#### COLLECTED DATA ####

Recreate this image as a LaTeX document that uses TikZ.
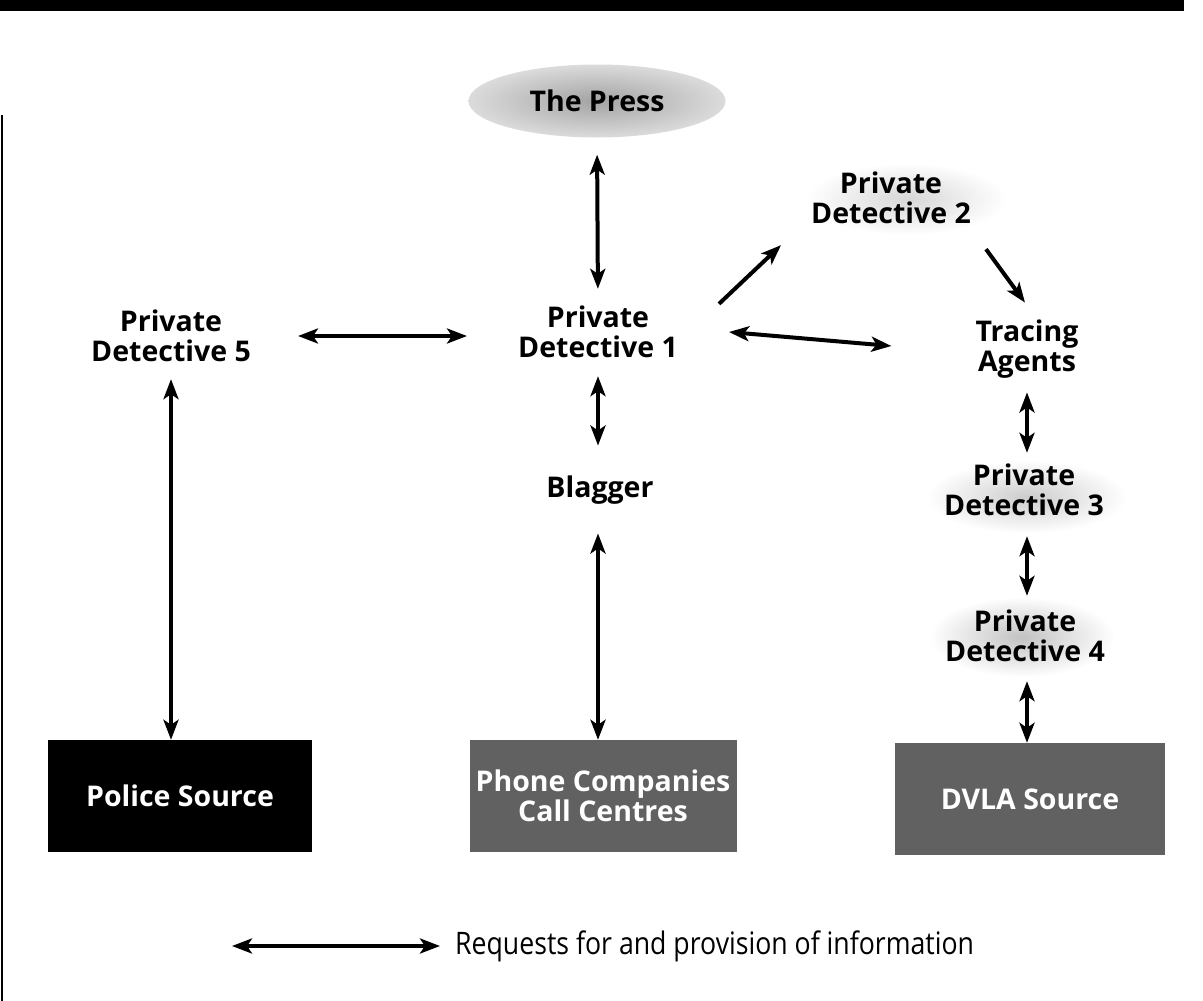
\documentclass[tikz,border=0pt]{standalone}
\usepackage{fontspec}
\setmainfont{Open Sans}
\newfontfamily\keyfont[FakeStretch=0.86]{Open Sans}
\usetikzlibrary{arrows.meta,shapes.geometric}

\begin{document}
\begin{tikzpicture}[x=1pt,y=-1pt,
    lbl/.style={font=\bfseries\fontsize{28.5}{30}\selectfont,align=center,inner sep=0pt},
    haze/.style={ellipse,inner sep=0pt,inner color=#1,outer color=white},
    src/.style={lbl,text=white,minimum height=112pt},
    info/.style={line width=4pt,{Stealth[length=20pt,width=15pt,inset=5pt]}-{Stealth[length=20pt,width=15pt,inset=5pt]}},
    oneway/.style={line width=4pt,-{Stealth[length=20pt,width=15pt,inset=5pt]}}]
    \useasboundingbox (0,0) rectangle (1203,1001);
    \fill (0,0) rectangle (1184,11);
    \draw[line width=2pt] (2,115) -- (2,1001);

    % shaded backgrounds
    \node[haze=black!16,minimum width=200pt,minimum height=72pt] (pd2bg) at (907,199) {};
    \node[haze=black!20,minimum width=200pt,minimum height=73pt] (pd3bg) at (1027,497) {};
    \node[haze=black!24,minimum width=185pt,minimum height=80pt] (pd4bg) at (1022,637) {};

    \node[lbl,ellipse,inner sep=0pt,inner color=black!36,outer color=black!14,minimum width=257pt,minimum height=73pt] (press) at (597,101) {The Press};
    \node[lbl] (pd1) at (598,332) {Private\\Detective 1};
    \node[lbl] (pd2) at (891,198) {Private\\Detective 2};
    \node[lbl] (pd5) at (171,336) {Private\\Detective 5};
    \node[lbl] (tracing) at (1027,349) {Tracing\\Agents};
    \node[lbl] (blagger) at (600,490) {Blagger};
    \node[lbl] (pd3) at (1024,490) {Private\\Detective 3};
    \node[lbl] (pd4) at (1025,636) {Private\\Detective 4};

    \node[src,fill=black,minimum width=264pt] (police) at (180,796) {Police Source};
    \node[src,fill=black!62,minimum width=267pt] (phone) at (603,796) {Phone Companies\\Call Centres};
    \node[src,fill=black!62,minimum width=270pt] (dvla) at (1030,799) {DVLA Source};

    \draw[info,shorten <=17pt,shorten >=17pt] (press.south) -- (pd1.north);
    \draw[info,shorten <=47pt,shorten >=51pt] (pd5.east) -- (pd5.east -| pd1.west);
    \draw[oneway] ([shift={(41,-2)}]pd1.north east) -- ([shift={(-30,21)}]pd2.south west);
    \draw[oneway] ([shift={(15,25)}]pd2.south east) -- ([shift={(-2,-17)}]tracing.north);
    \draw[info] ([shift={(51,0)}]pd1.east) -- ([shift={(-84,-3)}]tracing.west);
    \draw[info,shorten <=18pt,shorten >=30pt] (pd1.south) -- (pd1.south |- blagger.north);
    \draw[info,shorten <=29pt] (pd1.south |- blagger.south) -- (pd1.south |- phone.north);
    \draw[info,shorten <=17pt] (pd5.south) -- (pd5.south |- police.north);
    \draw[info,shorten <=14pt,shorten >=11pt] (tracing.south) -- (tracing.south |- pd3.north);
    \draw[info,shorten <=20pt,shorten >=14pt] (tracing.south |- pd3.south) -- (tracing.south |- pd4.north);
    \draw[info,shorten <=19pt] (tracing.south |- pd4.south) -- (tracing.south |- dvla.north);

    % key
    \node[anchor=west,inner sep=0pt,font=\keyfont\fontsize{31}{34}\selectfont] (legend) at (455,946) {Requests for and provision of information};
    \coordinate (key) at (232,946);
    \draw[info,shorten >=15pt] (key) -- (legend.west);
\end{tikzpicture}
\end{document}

####

__WRITTEN INSTRUCTION__
Pictures stay out. Repeat only the lines from the beginning of the data through the line that has "width=270pt] (dvla) at".

__RESULT OF THIS EXERCISE__
Recreate this image as a LaTeX document that uses TikZ.
\documentclass[tikz,border=0pt]{standalone}
\usepackage{fontspec}
\setmainfont{Open Sans}
\newfontfamily\keyfont[FakeStretch=0.86]{Open Sans}
\usetikzlibrary{arrows.meta,shapes.geometric}

\begin{document}
\begin{tikzpicture}[x=1pt,y=-1pt,
    lbl/.style={font=\bfseries\fontsize{28.5}{30}\selectfont,align=center,inner sep=0pt},
    haze/.style={ellipse,inner sep=0pt,inner color=#1,outer color=white},
    src/.style={lbl,text=white,minimum height=112pt},
    info/.style={line width=4pt,{Stealth[length=20pt,width=15pt,inset=5pt]}-{Stealth[length=20pt,width=15pt,inset=5pt]}},
    oneway/.style={line width=4pt,-{Stealth[length=20pt,width=15pt,inset=5pt]}}]
    \useasboundingbox (0,0) rectangle (1203,1001);
    \fill (0,0) rectangle (1184,11);
    \draw[line width=2pt] (2,115) -- (2,1001);

    % shaded backgrounds
    \node[haze=black!16,minimum width=200pt,minimum height=72pt] (pd2bg) at (907,199) {};
    \node[haze=black!20,minimum width=200pt,minimum height=73pt] (pd3bg) at (1027,497) {};
    \node[haze=black!24,minimum width=185pt,minimum height=80pt] (pd4bg) at (1022,637) {};

    \node[lbl,ellipse,inner sep=0pt,inner color=black!36,outer color=black!14,minimum width=257pt,minimum height=73pt] (press) at (597,101) {The Press};
    \node[lbl] (pd1) at (598,332) {Private\\Detective 1};
    \node[lbl] (pd2) at (891,198) {Private\\Detective 2};
    \node[lbl] (pd5) at (171,336) {Private\\Detective 5};
    \node[lbl] (tracing) at (1027,349) {Tracing\\Agents};
    \node[lbl] (blagger) at (600,490) {Blagger};
    \node[lbl] (pd3) at (1024,490) {Private\\Detective 3};
    \node[lbl] (pd4) at (1025,636) {Private\\Detective 4};

    \node[src,fill=black,minimum width=264pt] (police) at (180,796) {Police Source};
    \node[src,fill=black!62,minimum width=267pt] (phone) at (603,796) {Phone Companies\\Call Centres};
    \node[src,fill=black!62,minimum width=270pt] (dvla) at (1030,799) {DVLA Source};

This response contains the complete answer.